In 1916, he met the cotton mill workers based in Rajnandgaon. He learned that the workers were mistreated by the British officers and that they had to work 12 hours each day. Their plight made Thakur Pyarelal start an organization to help the workers. In 1909 he began Saraswati Pustkalaya in Rajnandgaon. In 1920, Rajnandgaon Mill Workers, led by Thakur Pyarelal Singh started a strike that lasted more than 37 days. This was India's first long-term strike and it managed to reduced the worker's working hours. With the creation of the non-cooperation movement by Mahatma Gandhi, he left his legal practice and began to campaign for Indian independence from Britain. Many students left Raj-sponsored public schools during the non-cooperation movement, and many lawyers abandoned their practices. Many Indian national schools were established during this period under Thakur Pyarelal's supervision, including the Madhyamik School in Rajnandgaon. His father, Mr. Dindayal Singh was Deputy Inspector of Schools for Rajnandgaon, Kawardha, and Chuikhadan.

In 1923, the Flag Satyagrah Movement was announced by Congress, and Thakur Pyarelal led this movement in various regions of Chhattisgarh (formerly known as Madhya Pradesh). Innumerable satyagrahis from all over the state joined him in generating public awareness. In 1924, a second mill workers' strike in Rajnandgaon led by Thakur Pyarelal Singh saw violent demonstrations against the British Government resulting in further concessions to the workers. In 1924, Thakur Pyarelal Singh resumed his legal career in Raipur.
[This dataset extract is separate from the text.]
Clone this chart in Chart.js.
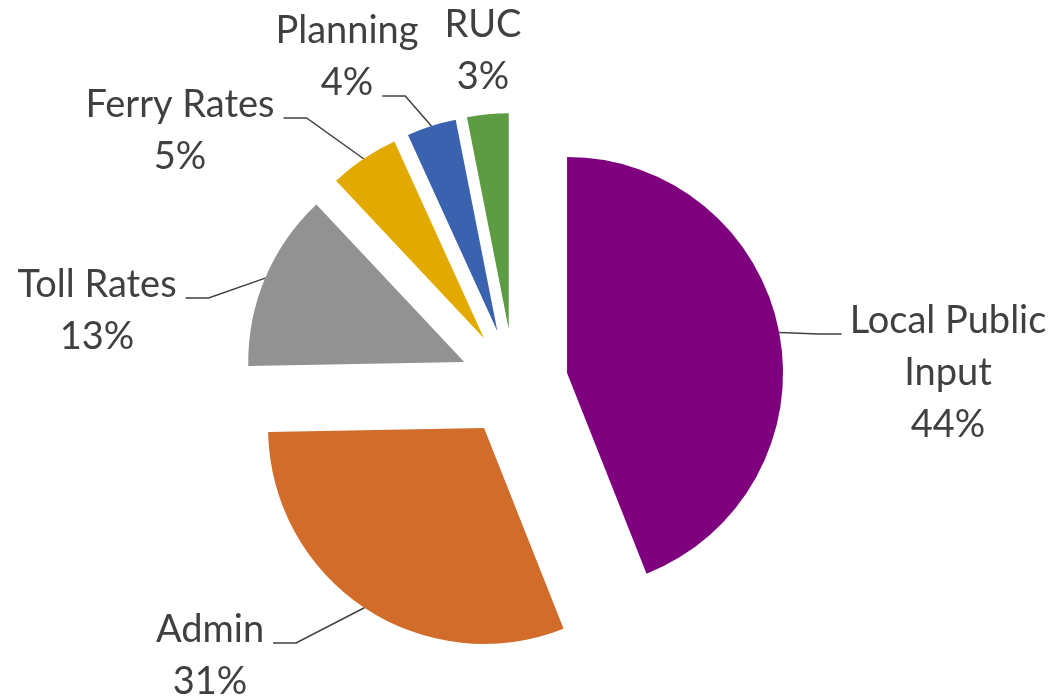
<!DOCTYPE html>
<html>
<head>
<meta charset="utf-8">
<script src="https://cdn.jsdelivr.net/npm/chart.js@4.4.1/dist/chart.umd.min.js"></script>
<style>
  html, body { margin: 0; padding: 0; background: #fff; }
  #wrap { width: 1053px; height: 697px; position: relative; }
</style>
</head>
<body>
<div id="wrap"><canvas id="pieChart"></canvas></div>
<script>
// --- Data ---
const categories = [['Local Public', 'Input'], 'Admin', 'Toll Rates', 'Ferry Rates', 'Planning', 'RUC'];
const shares = [44.0, 30.7, 13.3, 5.2, 3.7, 3.1];
const sliceColors = ['#7F007F', '#D26C2A', '#929292', '#E2AA00', '#3A62AE', '#5E9C43'];

// --- Label placement: text centre x and first baseline y, and which text line the leader joins ---
const labelAt = [[948, 333], [210, 642], [97, 297], [180, 117], [347, 43], [483, 37]];
const leaderRow = [0, 0, 0, 0, 1, null];

const EXPLODE = 54;      // how far every slice is pulled out
const LINE_H = 52;
const FONT = '38px Lato, "Open Sans", sans-serif';
const TEXT_COLOR = '#404040';

// Draw each slice moved outward along its middle angle (like Excel's "explosion")
const explodedPie = {
    id: 'explodedPie',
    beforeDatasetsDraw(chart) {
        const ctx = chart.ctx;
        chart.getDatasetMeta(0).data.forEach(arc => {
            const mid = (arc.startAngle + arc.endAngle) / 2;
            ctx.save();
            ctx.translate(Math.cos(mid) * EXPLODE, Math.sin(mid) * EXPLODE);
            arc.draw(ctx);
            ctx.restore();
        });
        return false;
    },
    afterDraw(chart) {
        const ctx = chart.ctx;
        const total = shares.reduce((a, b) => a + b, 0);
        ctx.save();
        ctx.font = FONT;
        ctx.fillStyle = TEXT_COLOR;
        ctx.textAlign = 'center';
        ctx.textBaseline = 'alphabetic';

        chart.getDatasetMeta(0).data.forEach((arc, i) => {
            const name = [].concat(categories[i]);
            const lines = name.concat(Math.round(shares[i] / total * 100) + '%');
            const [cx, by] = labelAt[i];
            lines.forEach((t, k) => ctx.fillText(t, cx, by + k * LINE_H));

            if (leaderRow[i] === null) return;
            const mid = (arc.startAngle + arc.endAngle) / 2;
            const r = arc.outerRadius + EXPLODE;
            const px = arc.x + Math.cos(mid) * r;
            const py = arc.y + Math.sin(mid) * r;
            const w = ctx.measureText(lines[leaderRow[i]]).width;
            const ly = by + leaderRow[i] * LINE_H + 1;
            let xEnd, xElbow;
            if (cx > px) { xEnd = cx - w / 2 - 8; xElbow = xEnd - 23; }
            else { xEnd = cx + w / 2 + 9; xElbow = xEnd + 23; }

            ctx.beginPath();
            ctx.moveTo(px, py);
            ctx.lineTo(xElbow, ly);
            ctx.lineTo(xEnd, ly);
            ctx.strokeStyle = TEXT_COLOR;
            ctx.lineWidth = 1.5;
            ctx.stroke();
        });
        ctx.restore();
    }
};

new Chart(document.getElementById('pieChart'), {
    type: 'pie',
    data: {
        labels: categories,
        datasets: [{
            data: shares,
            backgroundColor: sliceColors,
            borderWidth: 0
        }]
    },
    options: {
        responsive: true,
        maintainAspectRatio: false,
        animation: false,
        radius: 216,
        layout: { padding: { left: 0, right: 25, top: 69, bottom: 0 } },
        plugins: {
            legend: { display: false },
            tooltip: { enabled: false }
        }
    },
    plugins: [explodedPie]
});
</script>
</body>
</html>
In 1930, Congress assigned the responsibility of the boycott movement to Thakur Pyarelal Singh including the picketing of liquor stores. As a result he was sentenced one year's imprisonment by the British Government. Upon his release he continued his campaigning and in 1932 was again imprisoned for two years, losing his privileges to practice law. Released from prison in 1934, he was elected minister of Mahakoshal Provincial Congress Committee. In 1936 he was elected to the assembly for the first time. Mahatma Gandhi invited him for a discussion on new teaching methods. In 1937, Thakur Pyarelal establishing the first college in the State called as Chhattisgarh college. Thakur Pyarelal Singh was elected as president of Raipur municipal corporation in 1937, 1940 and 1944. Under his presidency, the state saw an array of advancements including the construction of many new primary schools, hospitals and roads. In 1944 Thakur Pyarelal encouraged in the establishment of Farmers Rice Cooperative Factory in Mahasamund. He also promoted organisations such as the Dhani Union, Vishwakarma Association and the Coppersmith Association. In 1945 Pyarelal established the Chhattisgarh Weavers Cooperative societies in all districts of the state to raise living standards for workers. In 1946, Thakur Pyarelal Ji established Congressional parties in all the villages of Chhattishgarh.

In 1950, Thakur Pyarelal travelled to the north-eastern parts of India with an aim to encourage education among the population, launching the publication Rashtra Bandhu with the same purpose. In 1951, Thakur Pyarelal resigned from Congress and became a member of the All India Kisan Mazdoor Party, a Gandhian organization, led by chairman Acharya Kripalani.

In 1952, Pyarelal Ji was elected as Member of Legislative Assembly from Raipur. Immediately after the election, he joined the Bhoodan Movement of Acharya Vinoba Bhave. He travelled extensively on foot across the region over the next two years visiting villages to promote the Bhoodan Movement. He started 1954 with the aim to walk 2,200 miles and visit over three hundred villages in three months to spread the message of the Bhoodan Movement. Despite feeling unwell on 20 October he continued to deliver a speech before suffering a fatal heart attack later that day. On 22 October 1954, he was cremated on the banks of the River Kharun.